In the same vein as above, it is of course also important while preparing for the moot, to consider all the possible questions which might be asked. As the same moot problem was used throughout the rounds, it can be vitally important to write down all the questions (particularly the difficult ones) which are asked of both sides in one moot, and then to fashion an answer to them in preparation for the next moot.
As the facts stayed the same, once Matt and I had split the legal issues between us, we were essentially making the same arguments (with some refinements) round after round. Therefore, I think it is also important not to get bored with your presentation. I tend to think if you're bored, then the bench will also be bored. One thing I did to keep it fresh for every round was that I would throw out the last set of notes I prepared (they were never very long) and draw up something new to speak to. It also forced me to think everything through again.
Personally, I also thought it was important to get away from moot preparation in order to say refreshed. In 2009, between the preliminary rounds and semi-finals, there was a day without any competitions scheduled and a trip was arranged to Dreamworld. Going out, getting away from the moot problem, and talking about something other than the moot, was probably the best decision we made throughout the entire competition!
After the ALSA IHL Moot, Matt and I were offered an opportunity to represent Australia in the international competition. Unfortunately, both Matt and I were otherwise committed at the time and weren't able to take up the opportunity.

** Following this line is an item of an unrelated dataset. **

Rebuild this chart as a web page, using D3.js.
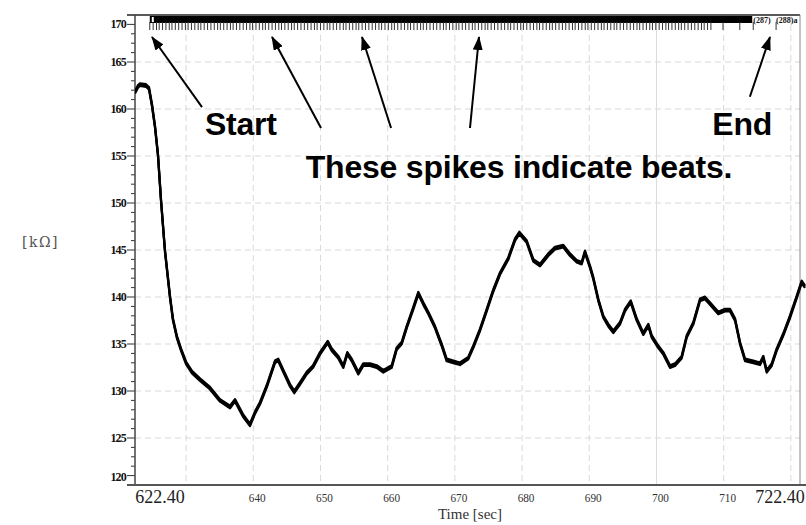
<!DOCTYPE html>
<html><head><meta charset="utf-8">
<script src="https://cdn.jsdelivr.net/npm/d3@7"></script>
<style>html,body{margin:0;padding:0;background:#fff;}svg{display:block;}</style>
</head><body>
<script>
// ---- data ----
const timeSec = [622.4,622.85,623.14,624.04,624.48,624.93,625.38,625.82,626.27,626.86,627.61,628.05,628.65,629.25,629.99,630.88,632.07,633.56,635.05,636.54,637.28,638.47,639.51,640.26,641.0,642.0,643.23,643.72,644.42,645.47,646.1,646.95,647.95,648.89,649.93,651.08,651.67,652.65,653.4,653.99,654.65,655.63,656.37,657.37,658.37,659.35,660.6,661.34,662.09,662.83,663.81,664.56,665.3,666.05,667.04,668.04,668.78,669.77,670.76,672.0,672.74,673.74,674.74,675.72,676.72,677.95,678.95,679.59,680.69,681.67,682.67,683.9,684.9,686.14,687.13,688.13,688.87,689.36,690.11,690.6,691.34,692.09,692.83,693.58,694.57,695.32,696.17,697.06,698.04,698.79,699.29,700.27,701.02,702.01,702.76,703.75,704.5,705.48,706.48,707.22,708.22,709.2,710.2,710.94,711.69,712.43,713.18,714.41,715.41,715.9,716.4,717.15,717.89,718.87,719.87,720.87,721.61,722.1];
const resistanceK = [161.8,162.4,162.6,162.5,162.2,160.4,158.1,155.1,150.3,144.9,140.0,137.6,135.7,134.4,133.0,132.0,131.2,130.3,129.0,128.3,129.0,127.4,126.4,127.7,128.7,130.5,133.1,133.3,132.2,130.6,129.9,130.8,131.9,132.6,134.0,135.2,134.4,133.6,132.6,134.0,133.3,131.9,132.8,132.8,132.6,132.1,132.6,134.5,135.1,136.8,138.8,140.4,139.3,138.3,136.8,134.9,133.3,133.1,132.9,133.5,134.7,136.5,138.6,140.7,142.5,144.1,146.1,146.8,145.9,143.9,143.4,144.5,145.2,145.4,144.5,143.8,143.6,144.8,143.2,142.0,139.7,137.9,137.0,136.3,137.2,138.6,139.5,137.6,136.1,137.0,135.8,134.7,134.0,132.6,132.8,133.6,135.8,137.2,139.7,139.9,139.1,138.3,138.6,138.6,137.6,135.1,133.3,133.1,132.9,133.6,132.1,132.8,134.4,136.0,137.9,140.0,141.6,141.1];

const beatTimes = [
624.6,625.1,625.6,626.0,626.5,627.0,627.5,627.9,628.4,628.9,
629.4,629.9,630.3,630.8,631.3,631.8,632.2,632.7,633.2,633.7,
634.2,634.7,635.1,635.6,636.1,636.6,637.0,637.5,638.0,638.5,
639.0,639.5,639.9,640.4,640.9,641.4,641.8,642.3,642.8,643.3,
643.8,644.2,644.7,645.2,645.7,646.1,646.6,647.1,647.6,648.1,
648.6,649.1,649.5,650.0,650.5,651.0,651.4,651.9,652.4,652.9,
653.4,653.8,654.3,654.8,655.3,655.7,656.2,656.7,657.2,657.7,
658.2,658.7,659.1,659.6,660.1,660.6,661.0,661.5,662.0,662.5,
663.0,663.4,663.9,664.4,664.9,665.3,665.8,666.3,666.8,667.3,
667.8,668.3,668.7,669.2,669.7,670.2,670.6,671.1,671.6,672.1,
672.6,673.0,673.5,674.0,674.5,674.9,675.4,675.9,676.4,676.9,
677.4,677.9,678.3,678.8,679.3,679.8,680.2,680.7,681.2,681.7,
682.2,682.6,683.1,683.6,684.1,684.5,685.0,685.5,686.0,686.5,
687.0,687.5,687.9,688.4,688.9,689.4,689.8,690.3,690.8,691.3,
691.8,692.2,692.7,693.2,693.7,694.1,694.6,695.1,695.6,696.1,
696.6,697.1,697.5,698.0,698.5,699.0,699.4,699.9,700.4,700.9,
701.4,701.8,702.3,702.8,703.3,703.7,704.2,704.7,705.2,705.7,
706.2,706.7,707.1,707.6,708.1,
709.9,712.4,714.4,717.8];
const lastBeatLabels = ["(287)", "(288)a"];

const xGridTicks = [630,640,650,660,670,680,690,700,710,720];
const xTickLabels = ["640","650","660","670","680","690","700","710"];
const xEndLabels = ["622.40","722.40"];
const yMajorTicks = [125,130,135,140,145,150,155,160,165];
const yEndLabels = ["120","170"];
const xTitle = "Time [sec]";
const yTitle = "[kΩ]";

// annotations (data units)
const arrowTips = [624.93, 642.79, 656.18, 673.59, 716.89];
const arrowTails = [[632.37,160.2],[650.08,157.98],[660.5,157.98],[672.25,157.98],[713.9,161.3]];
const notes = [
  {text:"Start", t:632.8, v:157.3},
  {text:"End", t:708.3, v:157.3},
  {text:"These spikes indicate beats.", t:647.8, v:152.8}
];

// ---- drawing ----
const W = 806, H = 525;
const x = d3.scaleLinear().domain([622.4, 722.4]).range([135, 807]);
const y = d3.scaleLinear().domain([120, 170]).range([485, 15]);
const svg = d3.select("body").append("svg").attr("width", W).attr("height", H);

// grid
const grid = svg.append("g");
grid.selectAll("line.h").data(yMajorTicks).join("line")
  .attr("x1", 135).attr("x2", 800).attr("y1", d => y(d)).attr("y2", d => y(d))
  .attr("stroke", "#d8d8d8").attr("stroke-width", 1).attr("stroke-dasharray", "6,4");
grid.selectAll("line.v").data(xGridTicks).join("line")
  .attr("x1", d => x(d)).attr("x2", d => x(d)).attr("y1", 15).attr("y2", 485)
  .attr("stroke", d => d === 700 ? "#dcdcdc" : "#d8d8d8").attr("stroke-width", 1)
  .attr("stroke-dasharray", d => d === 700 ? null : "6,4");

// y ticks
const yAll = d3.range(121, 170);
svg.append("g").selectAll("line").data(yAll).join("line")
  .attr("x1", d => (d % 5 === 0 || d === 121 || d === 169) ? 127 : 131).attr("x2", 135)
  .attr("y1", d => y(d)).attr("y2", d => y(d))
  .attr("stroke", "#333").attr("stroke-width", 1);
const yl = svg.append("g").attr("font-family", "Liberation Serif, serif").attr("font-weight", "bold")
  .attr("font-size", 12).attr("text-anchor", "end").attr("fill", "#111");
yl.selectAll("text.m").data(yMajorTicks).join("text")
  .attr("x", 126).attr("y", d => y(d) + 4).attr("letter-spacing", -0.8).text(d => d);
yl.append("text").attr("x", 126).attr("y", y(120.9) + 4).attr("letter-spacing", -0.8).text(yEndLabels[0]);
yl.append("text").attr("x", 126).attr("y", y(169) + 4).attr("letter-spacing", -0.8).text(yEndLabels[1]);

// x labels
const xl = svg.append("g").attr("font-family", "Liberation Serif, serif").attr("fill", "#333");
xl.selectAll("text").data(xTickLabels).join("text")
  .attr("x", d => x(+d) + 4).attr("y", 502).attr("text-anchor", "middle").attr("font-size", 12.5)
  .attr("transform", d => `translate(${x(+d)+4},0) scale(0.9,1) translate(${-(x(+d)+4)},0)`)
  .text(d => d);
xl.append("text").attr("x", x(622.4) + 25).attr("y", 503).attr("text-anchor", "middle")
  .attr("font-size", 18).attr("fill", "#222").text(xEndLabels[0]);
xl.append("text").attr("x", x(722.4) - 27).attr("y", 503).attr("text-anchor", "middle")
  .attr("font-size", 18).attr("fill", "#222").text(xEndLabels[1]);
svg.append("text").attr("x", 470).attr("y", 519).attr("text-anchor", "middle")
  .attr("font-family", "Liberation Serif, serif").attr("font-size", 15).attr("fill", "#333").text(xTitle);
svg.append("text").attr("x", 22).attr("y", 247)
  .attr("font-family", "DejaVu Serif, serif").attr("font-size", 14).attr("letter-spacing", 1.5)
  .attr("fill", "#555").text(yTitle);

// frame
svg.append("line").attr("x1", 127).attr("x2", 800).attr("y1", 15).attr("y2", 15).attr("stroke", "#222").attr("stroke-width", 1.5);
svg.append("line").attr("x1", 135).attr("x2", 135).attr("y1", 15).attr("y2", 485).attr("stroke", "#444").attr("stroke-width", 1.5);
svg.append("line").attr("x1", 800).attr("x2", 800).attr("y1", 15).attr("y2", 485).attr("stroke", "#888").attr("stroke-width", 1);
svg.append("line").attr("x1", 127).attr("x2", 806).attr("y1", 485).attr("y2", 485).attr("stroke", "#555").attr("stroke-width", 2);

// beat band: overlapping beat labels merge into a black bar; last two stay legible
const nB = beatTimes.length;
svg.append("rect").attr("x", x(beatTimes[0])).attr("y", 16)
  .attr("width", x(beatTimes[nB - 2]) - x(beatTimes[0]) - 1).attr("height", 7).attr("fill", "#000");
svg.append("rect").attr("x", x(beatTimes[0]) + 2).attr("y", 17)
  .attr("width", 2).attr("height", 5).attr("fill", "#fff");
svg.append("g").attr("font-family", "Liberation Serif, serif").attr("font-size", 8).attr("font-weight", "bold")
  .selectAll("text").data(lastBeatLabels).join("text")
  .attr("x", (d, i) => x(beatTimes[nB - 2 + i])).attr("y", 22.5).attr("fill", "#111")
  .text(d => d);
svg.append("g").selectAll("line").data(beatTimes).join("line")
  .attr("x1", d => x(d)).attr("x2", d => x(d)).attr("y1", 22).attr("y2", 30)
  .attr("stroke", "#333").attr("stroke-width", 1);

// signal
const pts = timeSec.map((t, i) => [t, resistanceK[i]]);
const line = d3.line().x(d => x(d[0])).y(d => y(d[1]));
svg.append("clipPath").attr("id", "clip").append("rect").attr("x", 135).attr("y", 15).attr("width", 671).attr("height", 470);
const sig = svg.append("g").attr("clip-path", "url(#clip)");
[-1.3, 0, 1.3].forEach(dy => {
  sig.append("path").datum(pts).attr("d", line).attr("transform", `translate(0,${dy})`)
    .attr("fill", "none").attr("stroke", "#000").attr("stroke-width", 2.2).attr("stroke-linejoin", "round");
});

// arrows
svg.append("defs").append("marker").attr("id", "ah").attr("viewBox", "0 0 14 10")
  .attr("refX", 13).attr("refY", 5).attr("markerWidth", 14).attr("markerHeight", 10)
  .attr("markerUnits", "userSpaceOnUse").attr("orient", "auto")
  .append("path").attr("d", "M0,0 L14,5 L0,10 Z").attr("fill", "#000");
svg.append("g").selectAll("line").data(arrowTips).join("line")
  .attr("x1", (d, i) => x(arrowTails[i][0])).attr("y1", (d, i) => y(arrowTails[i][1]))
  .attr("x2", d => x(d)).attr("y2", y(167.66))
  .attr("stroke", "#000").attr("stroke-width", 2).attr("marker-end", "url(#ah)");

svg.append("g").attr("font-family", "Liberation Sans, Arial, sans-serif").attr("font-weight", "bold")
  .attr("font-size", 32).attr("fill", "#000")
  .selectAll("text").data(notes).join("text")
  .attr("x", d => x(d.t)).attr("y", d => y(d.v) + 1).attr("letter-spacing", -0.2).text(d => d.text);
</script>
</body></html>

Overall, I gained a lot from my experience during the moot. My experience was that the ALSA IHL Moot was incredibly well-organised and a really valuable experience for any budding advocate to compete and refine their skill set. Most of the competitors, including myself had no experience with international humanitarian law before. You gained the experience of learning a new and unfamiliar area of law and getting on top of your facts in a short period of time, which are always valuable skills in the practice of law. The judges were also well prepared and came ready to interrogate your submissions, so you also refined your ability to structure a coherent and persuasive argument and to support it orally.